• **Requirements**: Transcribe the data in full and exactly, omitting any pictures.

++++ Dataset content

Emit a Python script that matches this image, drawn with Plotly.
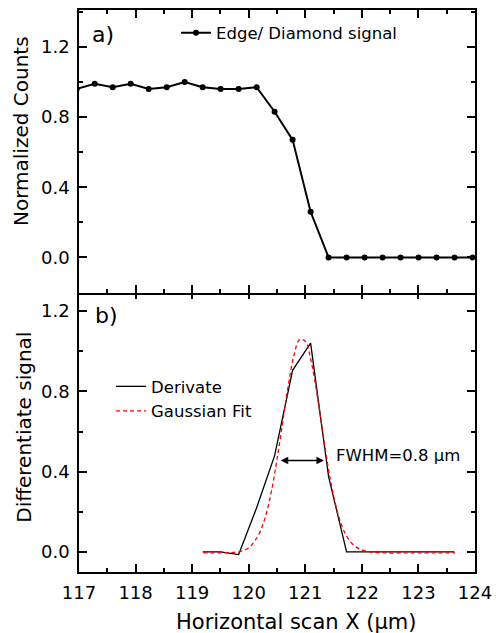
import plotly.graph_objects as go

# ---- data ----
x_scan = [116.96, 117.278, 117.596, 117.914, 118.232, 118.55, 118.868, 119.186,
          119.504, 119.822, 120.14, 120.458, 120.776, 121.094, 121.412, 121.73,
          122.048, 122.366, 122.684, 123.002, 123.32, 123.638, 123.956]
counts = [0.96, 0.99, 0.97, 0.99, 0.96, 0.97, 1.00, 0.97, 0.96, 0.96, 0.97,
          0.83, 0.67, 0.26, 0.00, 0.00, 0.00, 0.00, 0.00, 0.00, 0.00, 0.00, 0.00]

x_deriv = [119.186, 119.504, 119.822, 120.14, 120.458, 120.776, 121.094, 121.412,
           121.73, 122.048, 122.366, 122.684, 123.002, 123.32, 123.638]
deriv = [0.00, 0.00, -0.013, 0.22, 0.48, 0.905, 1.04, 0.375,
         0.00, 0.00, 0.00, 0.00, 0.00, 0.00, 0.00]

x_fit = [119.2, 119.4, 119.6, 119.7, 119.8, 119.9, 120.0, 120.1, 120.2, 120.3,
         120.4, 120.5, 120.6, 120.7, 120.8, 120.9, 121.0, 121.1, 121.2, 121.3,
         121.4, 121.5, 121.6, 121.7, 121.8, 121.9, 122.0, 122.1, 122.2, 122.4,
         122.8, 123.2, 123.65]
fit = [-0.005, -0.005, -0.004, -0.003, 0.000, 0.006, 0.020, 0.052, 0.100, 0.180,
       0.300, 0.460, 0.645, 0.830, 0.980, 1.058, 1.050, 0.955, 0.800, 0.612,
       0.430, 0.280, 0.168, 0.095, 0.050, 0.024, 0.010, 0.003, -0.002, -0.005,
       -0.005, -0.005, -0.005]

fwhm_left, fwhm_right, fwhm_y = 120.54, 121.33, 0.455

FONT = "DejaVu Sans"
LW = 1.5

fig = go.Figure()
fig.add_trace(go.Scatter(x=x_scan, y=counts, mode="lines+markers",
                         name="Edge/ Diamond signal", xaxis="x2", yaxis="y2",
                         line=dict(color="black", width=2),
                         marker=dict(color="black", size=6), legend="legend"))
fig.add_trace(go.Scatter(x=x_deriv, y=deriv, mode="lines", name="Derivate",
                         xaxis="x", yaxis="y", line=dict(color="black", width=1.3),
                         legend="legend2"))
fig.add_trace(go.Scatter(x=x_fit, y=fit, mode="lines", name="Gaussian Fit",
                         xaxis="x", yaxis="y", line_shape="spline",
                         line=dict(color="red", width=1.3, dash="4px,3px"),
                         legend="legend2"))

B = 0.5
OVERLAP = LW / 562.0
axis_common = dict(showline=True, linecolor="black", linewidth=LW, mirror="allticks",
                   ticks="inside", ticklen=8, tickwidth=1.5, tickcolor="black",
                   showgrid=False, zeroline=False, automargin=False,
                   tickfont=dict(family=FONT, size=18, color="black"))
xminor = dict(ticks="inside", ticklen=4, tickwidth=1.5, tickcolor="black", dtick=0.5, showgrid=False)
yminor = dict(ticks="inside", ticklen=4, tickwidth=1.5, tickcolor="black", dtick=0.2, showgrid=False)

fig.update_layout(
    template="none",
    width=496, height=633,
    margin=dict(l=79, r=21, t=10, b=61, autoexpand=False),
    paper_bgcolor="white", plot_bgcolor="white",
    font=dict(family=FONT, color="black"),
    xaxis=dict(axis_common, range=[117, 124], dtick=1, tick0=117, anchor="y",
               minor=xminor, ticklabelstandoff=4),
    yaxis=dict(axis_common, range=[-0.1, 1.3], dtick=0.4, tick0=0, tickformat=".1f",
               domain=[0, B], anchor="x", minor=yminor, ticklabelstandoff=4),
    xaxis2=dict(axis_common, range=[117, 124], dtick=1, tick0=117, anchor="y2",
                showticklabels=False, minor=xminor),
    yaxis2=dict(axis_common, range=[-0.2, 1.41], dtick=0.4, tick0=0, tickformat=".1f",
                domain=[B - OVERLAP, 1], anchor="x2", minor=yminor, ticklabelstandoff=4),
    legend=dict(x=0.245, y=0.990, xanchor="left", yanchor="top", borderwidth=0,
                bgcolor="rgba(0,0,0,0)", font=dict(family=FONT, size=16.5)),
    legend2=dict(x=0.081, y=0.361, xanchor="left", yanchor="top", borderwidth=0,
                 bgcolor="rgba(0,0,0,0)", font=dict(family=FONT, size=16.5)),
    showlegend=True,
)

annotations = [
    dict(text="a)", xref="x2 domain", yref="y2 domain", x=0.028, y=0.915,
         xanchor="left", yanchor="middle", showarrow=False, font=dict(size=22)),
    dict(text="b)", xref="x domain", yref="y domain", x=0.035, y=0.912,
         xanchor="left", yanchor="middle", showarrow=False, font=dict(size=22)),
    dict(text="FWHM=0.8 μm", xref="x", yref="y", x=121.51, y=0.48,
         xanchor="left", yanchor="middle", showarrow=False, font=dict(size=16.5)),
    dict(text="", xref="x", yref="y", x=fwhm_right, y=fwhm_y,
         axref="x", ayref="y", ax=fwhm_left, ay=fwhm_y, showarrow=True,
         arrowhead=2, arrowside="end+start", arrowwidth=1.5, arrowsize=1, arrowcolor="black"),
    dict(text="Normalized Counts", xref="paper", yref="paper", x=-0.146, y=0.785,
         xanchor="center", yanchor="middle", textangle=-90, showarrow=False,
         font=dict(size=20)),
    dict(text="Differentiate signal", xref="paper", yref="paper", x=-0.141, y=0.257,
         xanchor="center", yanchor="middle", textangle=-90, showarrow=False,
         font=dict(size=20)),
    dict(text="Horizontal scan X (μm)", xref="paper", yref="paper", x=0.55, y=-0.0884,
         xanchor="center", yanchor="middle", showarrow=False, font=dict(size=21)),
]
fig.update_layout(annotations=annotations)

fig.write_html("out.html", config={"displayModeBar": False},
               post_script="document.body.style.margin='0';document.body.style.overflow='hidden';")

++++++++

• **Solution to this exercise**:
Emit a Python script that matches this image, drawn with Plotly.
import plotly.graph_objects as go

# ---- data ----
x_scan = [116.96, 117.278, 117.596, 117.914, 118.232, 118.55, 118.868, 119.186,
          119.504, 119.822, 120.14, 120.458, 120.776, 121.094, 121.412, 121.73,
          122.048, 122.366, 122.684, 123.002, 123.32, 123.638, 123.956]
counts = [0.96, 0.99, 0.97, 0.99, 0.96, 0.97, 1.00, 0.97, 0.96, 0.96, 0.97,
          0.83, 0.67, 0.26, 0.00, 0.00, 0.00, 0.00, 0.00, 0.00, 0.00, 0.00, 0.00]

x_deriv = [119.186, 119.504, 119.822, 120.14, 120.458, 120.776, 121.094, 121.412,
           121.73, 122.048, 122.366, 122.684, 123.002, 123.32, 123.638]
deriv = [0.00, 0.00, -0.013, 0.22, 0.48, 0.905, 1.04, 0.375,
         0.00, 0.00, 0.00, 0.00, 0.00, 0.00, 0.00]

x_fit = [119.2, 119.4, 119.6, 119.7, 119.8, 119.9, 120.0, 120.1, 120.2, 120.3,
         120.4, 120.5, 120.6, 120.7, 120.8, 120.9, 121.0, 121.1, 121.2, 121.3,
         121.4, 121.5, 121.6, 121.7, 121.8, 121.9, 122.0, 122.1, 122.2, 122.4,
         122.8, 123.2, 123.65]
fit = [-0.005, -0.005, -0.004, -0.003, 0.000, 0.006, 0.020, 0.052, 0.100, 0.180,
       0.300, 0.460, 0.645, 0.830, 0.980, 1.058, 1.050, 0.955, 0.800, 0.612,
       0.430, 0.280, 0.168, 0.095, 0.050, 0.024, 0.010, 0.003, -0.002, -0.005,
       -0.005, -0.005, -0.005]

fwhm_left, fwhm_right, fwhm_y = 120.54, 121.33, 0.455

FONT = "DejaVu Sans"
LW = 1.5

fig = go.Figure()
fig.add_trace(go.Scatter(x=x_scan, y=counts, mode="lines+markers",
                         name="Edge/ Diamond signal", xaxis="x2", yaxis="y2",
                         line=dict(color="black", width=2),
                         marker=dict(color="black", size=6), legend="legend"))
fig.add_trace(go.Scatter(x=x_deriv, y=deriv, mode="lines", name="Derivate",
                         xaxis="x", yaxis="y", line=dict(color="black", width=1.3),
                         legend="legend2"))
fig.add_trace(go.Scatter(x=x_fit, y=fit, mode="lines", name="Gaussian Fit",
                         xaxis="x", yaxis="y", line_shape="spline",
                         line=dict(color="red", width=1.3, dash="4px,3px"),
                         legend="legend2"))

B = 0.5
OVERLAP = LW / 562.0
axis_common = dict(showline=True, linecolor="black", linewidth=LW, mirror="allticks",
                   ticks="inside", ticklen=8, tickwidth=1.5, tickcolor="black",
                   showgrid=False, zeroline=False, automargin=False,
                   tickfont=dict(family=FONT, size=18, color="black"))
xminor = dict(ticks="inside", ticklen=4, tickwidth=1.5, tickcolor="black", dtick=0.5, showgrid=False)
yminor = dict(ticks="inside", ticklen=4, tickwidth=1.5, tickcolor="black", dtick=0.2, showgrid=False)

fig.update_layout(
    template="none",
    width=496, height=633,
    margin=dict(l=79, r=21, t=10, b=61, autoexpand=False),
    paper_bgcolor="white", plot_bgcolor="white",
    font=dict(family=FONT, color="black"),
    xaxis=dict(axis_common, range=[117, 124], dtick=1, tick0=117, anchor="y",
               minor=xminor, ticklabelstandoff=4),
    yaxis=dict(axis_common, range=[-0.1, 1.3], dtick=0.4, tick0=0, tickformat=".1f",
               domain=[0, B], anchor="x", minor=yminor, ticklabelstandoff=4),
    xaxis2=dict(axis_common, range=[117, 124], dtick=1, tick0=117, anchor="y2",
                showticklabels=False, minor=xminor),
    yaxis2=dict(axis_common, range=[-0.2, 1.41], dtick=0.4, tick0=0, tickformat=".1f",
                domain=[B - OVERLAP, 1], anchor="x2", minor=yminor, ticklabelstandoff=4),
    legend=dict(x=0.245, y=0.990, xanchor="left", yanchor="top", borderwidth=0,
                bgcolor="rgba(0,0,0,0)", font=dict(family=FONT, size=16.5)),
    legend2=dict(x=0.081, y=0.361, xanchor="left", yanchor="top", borderwidth=0,
                 bgcolor="rgba(0,0,0,0)", font=dict(family=FONT, size=16.5)),
    showlegend=True,
)

annotations = [
    dict(text="a)", xref="x2 domain", yref="y2 domain", x=0.028, y=0.915,
         xanchor="left", yanchor="middle", showarrow=False, font=dict(size=22)),
    dict(text="b)", xref="x domain", yref="y domain", x=0.035, y=0.912,
         xanchor="left", yanchor="middle", showarrow=False, font=dict(size=22)),
    dict(text="FWHM=0.8 μm", xref="x", yref="y", x=121.51, y=0.48,
         xanchor="left", yanchor="middle", showarrow=False, font=dict(size=16.5)),
    dict(text="", xref="x", yref="y", x=fwhm_right, y=fwhm_y,
         axref="x", ayref="y", ax=fwhm_left, ay=fwhm_y, showarrow=True,
         arrowhead=2, arrowside="end+start", arrowwidth=1.5, arrowsize=1, arrowcolor="black"),
    dict(text="Normalized Counts", xref="paper", yref="paper", x=-0.146, y=0.785,
         xanchor="center", yanchor="middle", textangle=-90, showarrow=False,
         font=dict(size=20)),
    dict(text="Differentiate signal", xref="paper", yref="paper", x=-0.141, y=0.257,
         xanchor="center", yanchor="middle", textangle=-90, showarrow=False,
         font=dict(size=20)),
    dict(text="Horizontal scan X (μm)", xref="paper", yref="paper", x=0.55, y=-0.0884,
         xanchor="center", yanchor="middle", showarrow=False, font=dict(size=21)),
]
fig.update_layout(annotations=annotations)

fig.write_html("out.html", config={"displayModeBar": False},
               post_script="document.body.style.margin='0';document.body.style.overflow='hidden';")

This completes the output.